Bias Price Oscillator Description Example
Bullish Lower Low Higher Low Indicates underlying strength. Bears are exhausted. Warning of a possible trend direction change from a downtrend to an uptrend. Regular Bullish Divergence: Price (LL), Oscillator (HL)
Bearish Higher High Lower High Indicates underlying weakness. The bulls are exhausted. Warning of a possible trend direction change from an uptrend to a downtrend. Regular Bearish Divergence: Price (HH), Oscillator (LH)

Hidden Divergence

Hidden divergences signal a possible trend continuation.

Bias Price Oscillator Description Example
Bullish Higher Low Lower Low Indicates underlying strength. Good entry or re-entry. This occurs during retracements in an uptrend. Nice to see during the price retest of previous lows. “Buy the dips.” Hidden Bullish Divergence: Price (HL), Oscillator (LL)
Bearish Lower High Higher High Indicates underlying weakness. Found during retracements in a downtrend. Nice to see during price retests of previous highs. “Sell the rallies.” Hidden Bearish Divergence: Price (LH), Oscillator (HH)

While divergences can occur between price and any other piece of data, they are most commonly used with technical indicators, especially with momentum oscillators. 

Examples of a momentum oscillator include the Commodity Channel Index (CCI), Relative Strength Index (RSI), Stochastic, and Williams %R.

Whew!

That’s quite a lot to remember, isn’t it?
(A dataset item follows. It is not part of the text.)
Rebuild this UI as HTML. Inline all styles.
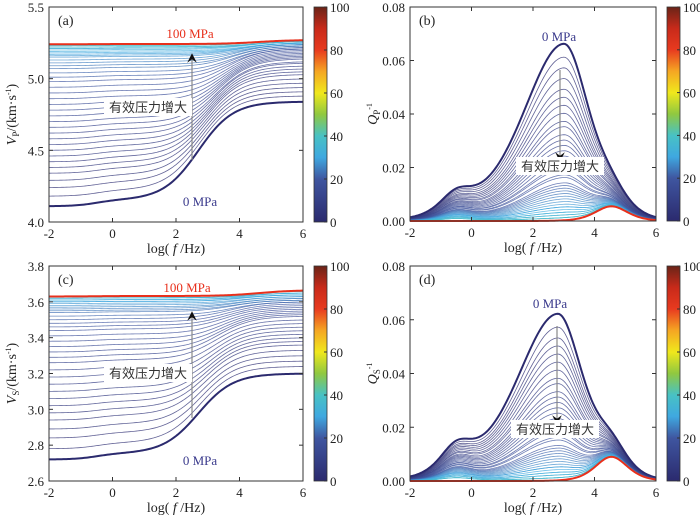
<!DOCTYPE html>
<html><head><meta charset="utf-8">
<style>
html,body{margin:0;padding:0;background:#fff;}
svg{display:block;font-family:"Liberation Serif","Noto Serif CJK SC",serif;}
.tk{font-size:13px;fill:#222;}
.cn{font-family:"Liberation Sans","Noto Sans CJK SC",sans-serif;font-size:13px;fill:#333;}
</style></head>
<body>
<svg id="fig" width="700" height="517" viewBox="0 0 700 517">
<defs>
<linearGradient id="cmap" x1="0" y1="1" x2="0" y2="0">
<stop offset="0" stop-color="#2b2a6e"/><stop offset="0.2" stop-color="#3f56a0"/>
<stop offset="0.3" stop-color="#3fa8e0"/><stop offset="0.4" stop-color="#48c2c4"/>
<stop offset="0.5" stop-color="#90c840"/><stop offset="0.6" stop-color="#f0e81c"/>
<stop offset="0.7" stop-color="#f5a623"/><stop offset="0.8" stop-color="#e83a1f"/>
<stop offset="0.9" stop-color="#c82a1a"/><stop offset="1" stop-color="#6a2418"/>
</linearGradient>
<marker id="ah" markerWidth="8" markerHeight="8" refX="4" refY="4" orient="auto"><path d="M0,0 L8,4 L0,8 L3,4 Z" fill="#111"/></marker>
</defs>
</svg>
<script>
// pressures (MPa) for each curve
const pressures = [0,1,2,3,4,5,6,7,8,9,10,11,12,13,14,15,16,17,18,19,20,21,22,23,24,25,26,27,28,29,30,31,32,33,34,35,36,37,38,40,100];
const vpLow = [4.11,4.18,4.24,4.29,4.34,4.38,4.42,4.46,4.50,4.54,4.58,4.62,4.66,4.70,4.74,4.78,4.82,4.86,4.90,4.94,4.98,5.01,5.04,5.07,5.09,5.11,5.13,5.15,5.16,5.17,5.18,5.19,5.20,5.21,5.21,5.22,5.22,5.23,5.23,5.24,5.24];
const vpHigh = [4.84,4.88,4.91,4.94,4.97,5.00,5.03,5.05,5.07,5.09,5.11,5.12,5.14,5.15,5.16,5.17,5.18,5.19,5.20,5.21,5.21,5.22,5.22,5.23,5.23,5.24,5.24,5.24,5.25,5.25,5.25,5.25,5.26,5.26,5.26,5.26,5.26,5.27,5.27,5.27,5.27];
const vsLow = [2.72,2.78,2.84,2.89,2.94,2.98,3.02,3.06,3.10,3.14,3.18,3.22,3.26,3.29,3.32,3.35,3.38,3.41,3.44,3.46,3.48,3.50,3.52,3.54,3.55,3.56,3.57,3.58,3.59,3.60,3.60,3.61,3.61,3.62,3.62,3.62,3.63,3.63,3.63,3.63,3.63];
const vsHigh = [3.20,3.24,3.27,3.30,3.33,3.36,3.38,3.40,3.42,3.44,3.46,3.48,3.50,3.52,3.53,3.54,3.55,3.56,3.57,3.58,3.59,3.60,3.60,3.61,3.61,3.62,3.62,3.63,3.63,3.64,3.64,3.64,3.65,3.65,3.65,3.66,3.66,3.66,3.66,3.665,3.665];
const qpPeak = [0.066,0.061,0.057,0.053,0.049,0.046,0.043,0.040,0.037,0.035,0.032,0.030,0.028,0.026,0.024,0.022,0.020,0.019,0.017,0.016,0.014,0.013,0.012,0.011,0.010,0.009,0.008,0.007,0.006,0.005,0.005,0.004,0.003,0.003,0.002,0.002,0.001,0.001,0.001,0.000,0.000];
const qsPeak = [0.062,0.057,0.053,0.050,0.047,0.044,0.041,0.038,0.036,0.033,0.031,0.029,0.027,0.025,0.023,0.021,0.019,0.018,0.016,0.015,0.013,0.012,0.011,0.010,0.009,0.008,0.007,0.006,0.005,0.005,0.004,0.003,0.003,0.002,0.002,0.001,0.001,0.001,0.000,0.000,0.000];
const xTicks = [-2,0,2,4,6];
const cbTicks = [0,20,40,60,80,100];

const NS="http://www.w3.org/2000/svg";
const svg=document.getElementById('fig');
function mk(tag,attrs,parent){const e=document.createElementNS(NS,tag);for(const k in attrs)e.setAttribute(k,attrs[k]);(parent||svg).appendChild(e);return e;}
const stops=[[0,[43,42,110]],[20,[63,86,160]],[30,[63,168,224]],[40,[72,194,196]],[50,[144,200,64]],[60,[240,232,28]],[70,[245,166,35]],[80,[232,58,31]],[90,[200,42,26]],[100,[106,36,24]]];
function cmap(p){if(p>=100)return '#e8301c';for(let i=1;i<stops.length;i++){if(p<=stops[i][0]){const a=stops[i-1],b=stops[i];const t=(p-a[0])/(b[0]-a[0]);const c=a[1].map((v,j)=>Math.round(v+(b[1][j]-v)*t));return `rgb(${c})`;}}return 'rgb(106,36,24)';}
const sg=z=>1/(1+Math.exp(-z));
const bell=z=>{const s=sg(z);return 4*s*(1-s);};

function panel(o){
  const g=mk('g',{});
  
  
  const L=o.L,R=o.R,T=o.T,B=o.B;
  const xs=v=>L+(v+2)/8*(R-L);
  const ys=v=>B-(v-o.y0)/(o.y1-o.y0)*(B-T);
  const lines=mk('g',{},g);
  
  
  const n=pressures.length;
  for(let i=0;i<n;i++){
    let d='';
    for(let k=0;k<=160;k++){
      const x=-2+k*0.05;
      const v=o.f(i,x);
      d+=(k?'L':'M')+xs(x).toFixed(2)+','+ys(v).toFixed(2);
    }
    const edge=(i===0||i===n-1);
    const p=mk('path',{d:d,fill:'none',stroke:cmap(pressures[i]),'stroke-width':edge?2:0.8,'stroke-opacity':edge?1:0.75},lines);
    
    
  }
  const fr=mk('rect',{x:L,y:T,width:R-L,height:B-T,fill:'none',stroke:'#333','stroke-width':1},g);
  
  
  xTicks.forEach(t=>{
    const x=xs(t);
    mk('line',{x1:x,y1:B,x2:x,y2:B-4,stroke:'#333'},g);mk('line',{x1:x,y1:T,x2:x,y2:T+4,stroke:'#333'},g);
    const tx=mk('text',{x:x,y:B+16,'text-anchor':'middle',class:'tk'},g);tx.textContent=t;
    
    
  });
  o.yTicks.forEach(t=>{
    const y=ys(t);
    mk('line',{x1:L,y1:y,x2:L+4,y2:y,stroke:'#333'},g);mk('line',{x1:R,y1:y,x2:R-4,y2:y,stroke:'#333'},g);
    const tx=mk('text',{x:L-5,y:y+5,'text-anchor':'end',class:'tk'},g);tx.textContent=t.toFixed(o.dec);
    
    
  });
  const xt=mk('text',{x:(L+R)/2,y:B+31,'text-anchor':'middle','font-size':14,fill:'#222'},g);
  xt.innerHTML='log( <tspan font-style="italic">f</tspan> /Hz)';
  
  
  const yt=mk('text',{transform:`translate(${L-33},${(T+B)/2}) rotate(-90)`,'text-anchor':'middle','font-size':14,fill:'#222'},g);
  yt.innerHTML=o.ytitle;
  
  
  const pl=mk('text',{x:L+9,y:T+18,'font-size':14,fill:'#222'},g);pl.textContent=o.label;
  
  
  const cx=R+11;
  const cb=mk('rect',{x:cx,y:T,width:13,height:B-T,fill:'url(#cmap)',stroke:'#333','stroke-width':0.8},g);
  
  
  cbTicks.forEach(t=>{
    const y=B-t/100*(B-T);
    mk('line',{x1:cx+13,y1:y,x2:cx+10,y2:y,stroke:'#333'},g);
    const tx=mk('text',{x:cx+16,y:y+5,class:'tk'},g);tx.textContent=t;
    
    
  });
  o.ann.forEach(a=>{
    const tx=mk('text',{x:a.x,y:a.y,'text-anchor':'middle','font-size':13,fill:a.c},g);tx.textContent=a.t;
    
    
  });
  const ar=mk('line',{x1:o.arrow[0],y1:o.arrow[1],x2:o.arrow[0],y2:o.arrow[2],stroke:'#888','stroke-width':1.2,'marker-end':'url(#ah)'},g);
  
  
  const bx=mk('rect',{x:o.cn[0]-44,y:o.cn[1]-13,width:88,height:18,fill:'#fff'},g);
  
  
  const ct=mk('text',{x:o.cn[0],y:o.cn[1]+1,'text-anchor':'middle',class:'cn'},g);ct.textContent='有效压力增大';
  
  
}
const n1=pressures.length-1;
function velF(low,high,sh){return (i,x)=>{const c=2.7+1.9*i/n1;const lo=low[i],hi=high[i];return lo+(hi-lo)*(sh*sg((x+0.5)/0.35)+(1-sh)*sg((x-c)/0.55));};}
function qF(pk,c,shMax,hiMax){return (i,x)=>{const m=pk[i];const z=(x-c)/(x<c?0.9:0.55);const r=Math.sqrt(m/pk[0]);return m*bell(z)+shMax*r*bell((x+0.5)/0.35)+hiMax*bell((x-4.55)/0.35);};}

panel({name:'panel-a-vp',L:49,R:303,T:7,B:222,y0:4,y1:5.5,yTicks:[4,4.5,5,5.5],dec:1,label:'(a)',
  ytitle:'<tspan font-style="italic">V</tspan><tspan font-size="9" dy="3">P</tspan><tspan dy="-3">/(km·s</tspan><tspan font-size="8" dy="-5">-1</tspan><tspan dy="5">)</tspan>',
  f:velF(vpLow,vpHigh,0.06),
  ann:[{x:190,y:38,t:'100 MPa',c:'#e8301c',n:'label-100mpa'},{x:200,y:206,t:'0 MPa',c:'#3a3a8c',n:'label-0mpa'}],
  arrow:[192,160,58],cn:[148,111]});
panel({name:'panel-b-qp',L:410,R:656,T:7,B:221,y0:0,y1:0.08,yTicks:[0,0.02,0.04,0.06,0.08],dec:2,label:'(b)',
  ytitle:'<tspan font-style="italic">Q</tspan><tspan font-size="9" dy="3">P</tspan><tspan font-size="8" dy="-8">-1</tspan>',
  f:qF(qpPeak,3.0,0.007,0.0055),
  ann:[{x:559,y:41,t:'0 MPa',c:'#3a3a8c',n:'label-0mpa'}],
  arrow:[560,70,157],cn:[560,170]});
panel({name:'panel-c-vs',L:49,R:303,T:266,B:481,y0:2.6,y1:3.8,yTicks:[2.6,2.8,3.0,3.2,3.4,3.6,3.8],dec:1,label:'(c)',
  ytitle:'<tspan font-style="italic">V</tspan><tspan font-size="9" dy="3">S</tspan><tspan dy="-3">/(km·s</tspan><tspan font-size="8" dy="-5">-1</tspan><tspan dy="5">)</tspan>',
  f:velF(vsLow,vsHigh,0.07),
  ann:[{x:187,y:292,t:'100 MPa',c:'#e8301c',n:'label-100mpa'},{x:200,y:465,t:'0 MPa',c:'#3a3a8c',n:'label-0mpa'}],
  arrow:[192,418,316],cn:[148,377]});
panel({name:'panel-d-qs',L:410,R:656,T:266,B:481,y0:0,y1:0.08,yTicks:[0,0.02,0.04,0.06,0.08],dec:2,label:'(d)',
  ytitle:'<tspan font-style="italic">Q</tspan><tspan font-size="9" dy="3">S</tspan><tspan font-size="8" dy="-8">-1</tspan>',
  f:qF(qsPeak,2.8,0.009,0.009),
  ann:[{x:550,y:308,t:'0 MPa',c:'#3a3a8c',n:'label-0mpa'}],
  arrow:[557,326,420],cn:[555,433]});
</script>
</body></html>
You can write this all down in your palm and look back on it while trading.

But if you’re like Eminem whose palms get sweaty, knees weak, and arms get heavy, when you’re nervous, we wouldn’t recommend this.

You can simply bookmark this page and just revisit it when you mix up those higher lows, lower highs, lower lows, and higher highs.

You don’t want to make a wild guess while coming up with a trade, do you?